* Description of the task: Copy each line exactly. Drop every picture.

* Source excerpt:
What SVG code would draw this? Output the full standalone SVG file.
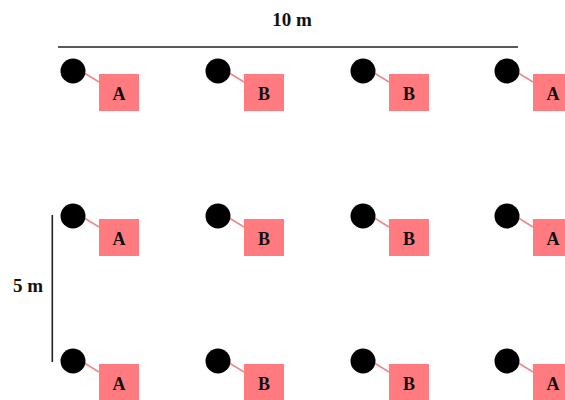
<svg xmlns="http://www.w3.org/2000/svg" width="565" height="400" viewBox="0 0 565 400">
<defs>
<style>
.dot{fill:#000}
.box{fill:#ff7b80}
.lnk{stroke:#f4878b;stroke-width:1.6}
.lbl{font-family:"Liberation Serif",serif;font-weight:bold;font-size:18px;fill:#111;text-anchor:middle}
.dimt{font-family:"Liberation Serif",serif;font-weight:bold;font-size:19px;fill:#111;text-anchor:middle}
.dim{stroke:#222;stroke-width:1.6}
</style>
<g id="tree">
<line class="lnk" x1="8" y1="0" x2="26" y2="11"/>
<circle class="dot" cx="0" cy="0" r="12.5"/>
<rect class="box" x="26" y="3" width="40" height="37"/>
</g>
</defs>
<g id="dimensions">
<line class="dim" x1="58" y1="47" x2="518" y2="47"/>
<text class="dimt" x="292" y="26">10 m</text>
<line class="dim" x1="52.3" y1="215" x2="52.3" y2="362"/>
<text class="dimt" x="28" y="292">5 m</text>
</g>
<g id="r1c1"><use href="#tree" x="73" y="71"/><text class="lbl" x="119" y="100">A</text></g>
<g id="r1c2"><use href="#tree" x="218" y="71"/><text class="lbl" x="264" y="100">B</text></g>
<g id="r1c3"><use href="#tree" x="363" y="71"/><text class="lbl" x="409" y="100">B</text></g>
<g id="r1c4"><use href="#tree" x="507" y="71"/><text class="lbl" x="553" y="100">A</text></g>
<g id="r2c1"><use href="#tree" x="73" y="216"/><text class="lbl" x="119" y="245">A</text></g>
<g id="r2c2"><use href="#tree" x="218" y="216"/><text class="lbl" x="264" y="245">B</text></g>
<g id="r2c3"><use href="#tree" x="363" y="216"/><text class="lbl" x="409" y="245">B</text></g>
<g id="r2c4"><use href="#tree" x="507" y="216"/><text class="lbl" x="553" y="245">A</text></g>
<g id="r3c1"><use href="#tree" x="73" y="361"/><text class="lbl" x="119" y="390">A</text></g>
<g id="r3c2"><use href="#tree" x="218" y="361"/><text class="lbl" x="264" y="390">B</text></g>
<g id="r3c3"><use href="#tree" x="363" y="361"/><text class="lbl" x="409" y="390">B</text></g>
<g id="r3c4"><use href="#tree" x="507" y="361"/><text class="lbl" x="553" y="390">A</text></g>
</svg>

* Solution for this task:
What SVG code would draw this? Output the full standalone SVG file.
<svg xmlns="http://www.w3.org/2000/svg" width="565" height="400" viewBox="0 0 565 400">
<defs>
<style>
.dot{fill:#000}
.box{fill:#ff7b80}
.lnk{stroke:#f4878b;stroke-width:1.6}
.lbl{font-family:"Liberation Serif",serif;font-weight:bold;font-size:18px;fill:#111;text-anchor:middle}
.dimt{font-family:"Liberation Serif",serif;font-weight:bold;font-size:19px;fill:#111;text-anchor:middle}
.dim{stroke:#222;stroke-width:1.6}
</style>
<g id="tree">
<line class="lnk" x1="8" y1="0" x2="26" y2="11"/>
<circle class="dot" cx="0" cy="0" r="12.5"/>
<rect class="box" x="26" y="3" width="40" height="37"/>
</g>
</defs>
<g id="dimensions">
<line class="dim" x1="58" y1="47" x2="518" y2="47"/>
<text class="dimt" x="292" y="26">10 m</text>
<line class="dim" x1="52.3" y1="215" x2="52.3" y2="362"/>
<text class="dimt" x="28" y="292">5 m</text>
</g>
<g id="r1c1"><use href="#tree" x="73" y="71"/><text class="lbl" x="119" y="100">A</text></g>
<g id="r1c2"><use href="#tree" x="218" y="71"/><text class="lbl" x="264" y="100">B</text></g>
<g id="r1c3"><use href="#tree" x="363" y="71"/><text class="lbl" x="409" y="100">B</text></g>
<g id="r1c4"><use href="#tree" x="507" y="71"/><text class="lbl" x="553" y="100">A</text></g>
<g id="r2c1"><use href="#tree" x="73" y="216"/><text class="lbl" x="119" y="245">A</text></g>
<g id="r2c2"><use href="#tree" x="218" y="216"/><text class="lbl" x="264" y="245">B</text></g>
<g id="r2c3"><use href="#tree" x="363" y="216"/><text class="lbl" x="409" y="245">B</text></g>
<g id="r2c4"><use href="#tree" x="507" y="216"/><text class="lbl" x="553" y="245">A</text></g>
<g id="r3c1"><use href="#tree" x="73" y="361"/><text class="lbl" x="119" y="390">A</text></g>
<g id="r3c2"><use href="#tree" x="218" y="361"/><text class="lbl" x="264" y="390">B</text></g>
<g id="r3c3"><use href="#tree" x="363" y="361"/><text class="lbl" x="409" y="390">B</text></g>
<g id="r3c4"><use href="#tree" x="507" y="361"/><text class="lbl" x="553" y="390">A</text></g>
</svg>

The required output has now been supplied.